22 August 2011 (PDT)
- It would be nice to also track macroop/regular instruction and microop counts separately. In SE mode at least, if the number of ISA level instructions changes it's more important than if the number of microops change. That way when you change microcode, you can tell if the same instructions are executing more or less and just their implementation has changed. --Gblack 21:35, 22 August 2011 (PDT)
- For directed tests like the ones that test specific instructions, it might be worthwhile to add pseudo ops that signal success or completion through some sort of backdoor. There could be similar instructions which pause the simulation and give the simulation script a chance to look at state (I don't think we can now, but it would be handy) and decide if, say, the add put the right thing in the right registers, or memory was updated correctly. One major drawback to this sort of approach is that we couldn't easily run these on real machines. On the positive side, we could avoid problems where complementary bugs make a test pass when it shouldn't. For instance, maybe adds and subtracts have the same bug, so both the output and checking the output against reference values might be wrong.--Gblack 21:35, 22 August 2011 (PDT)
 
Implementation ideas
Just ideas... no definitive decisions have been made yet.
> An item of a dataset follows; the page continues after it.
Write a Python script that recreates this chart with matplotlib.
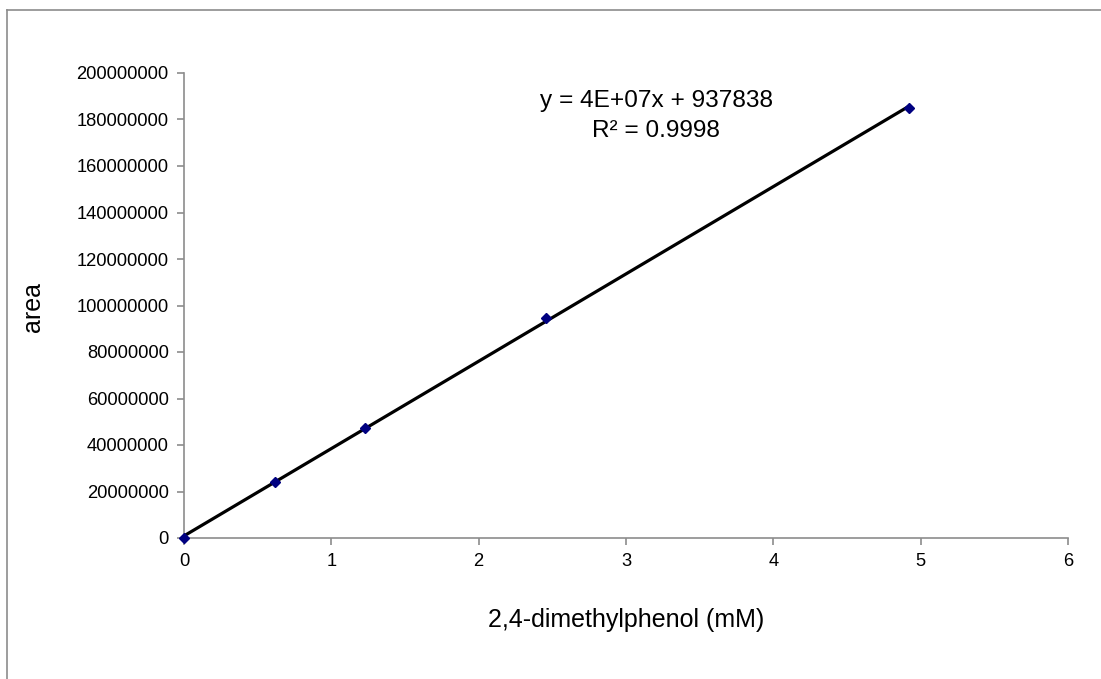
import matplotlib
matplotlib.use("Agg")
import matplotlib.pyplot as plt
import numpy as np
from matplotlib.ticker import FuncFormatter, MultipleLocator
from matplotlib.lines import Line2D

plt.rcParams['font.family'] = ['Liberation Sans', 'DejaVu Sans']

conc = [0.0, 0.615, 1.23, 2.46, 4.92]
area = [0.0, 24000000, 47500000, 94500000, 185000000]
eq_lines = ["y = 4E+07x + 937838", "R² = 0.9998"]
xlabel = "2,4-dimethylphenol (mM)"
ylabel = "area"

W, H = 1101, 679
fig = plt.figure(figsize=(W / 100, H / 100), dpi=100)
ax = fig.add_axes([184 / W, 1 - 538 / H, (1068 - 184) / W, (538 - 73) / H])

# figure border (left and top only visible)
fig.add_artist(Line2D([7 / W, 7 / W], [0, 1 - 10 / H], color='#8c8c8c', lw=1.2, transform=fig.transFigure))
fig.add_artist(Line2D([7 / W, 1], [1 - 10 / H, 1 - 10 / H], color='#8c8c8c', lw=1.2, transform=fig.transFigure))

# trendline
coef = np.polyfit(conc, area, 1)
xs = np.array([min(conc), max(conc)])
ax.plot(xs, np.polyval(coef, xs), color='black', lw=2.3, zorder=2)
ax.plot(conc, area, linestyle='none', marker='D', markersize=5, color='#000080', zorder=3, clip_on=False)

ax.set_xlim(0, 6)
ax.set_ylim(0, 200000000)
ax.xaxis.set_major_locator(MultipleLocator(1))
ax.yaxis.set_major_locator(MultipleLocator(20000000))
ax.yaxis.set_major_formatter(FuncFormatter(lambda v, p: f"{int(round(v))}"))
ax.xaxis.set_major_formatter(FuncFormatter(lambda v, p: f"{int(round(v))}"))

for s in ['top', 'right']:
    ax.spines[s].set_visible(False)
for s in ['left', 'bottom']:
    ax.spines[s].set_color('#8c8c8c')
    ax.spines[s].set_linewidth(1.2)
ax.tick_params(axis='both', direction='out', length=5, width=1.2, color='#8c8c8c', labelsize=13.2, pad=6)

fig.text(626 / W, 1 - 620 / H, xlabel, fontsize=18, ha='center', va='center')
fig.text(33 / W, 1 - 307 / H, ylabel, fontsize=18, ha='center', va='center', rotation=90)

fig.text(656 / W, 1 - 101 / H, eq_lines[0], fontsize=17.6, ha='center', va='center')
fig.text(656 / W, 1 - 131 / H, eq_lines[1], fontsize=17.6, ha='center', va='center')

fig.savefig("out.png", dpi=100, facecolor='white')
- Use Python's unittest module, or something that extends it such as nose
- Use SCons to manage dependencies between binaries/test inputs and test results, but in a different SCons invocation (i.e., in its own SConstruct/SConscript)
Tests wish list
- Checkpointing creates valid checkpoint
- Restore of checkpoint (maybe run something like the auto-checkpoint tester)
- CPU switching
- SMARTS sampling
- tests in between spec and hello world. Maybe the hpc games benchmarks http://www.google.com/codesearch#iw4AHL8Ip0w/~kohl/HPC.GAMES/hpcg1.0.tar.gz would be a good choice and could be distributed next to gem5.
- Getting rid of tests that run for more that 1 hour
- Using a memory tester to create interesting coherence actions, specifically around prefetching, "bonus" block allocation, etc.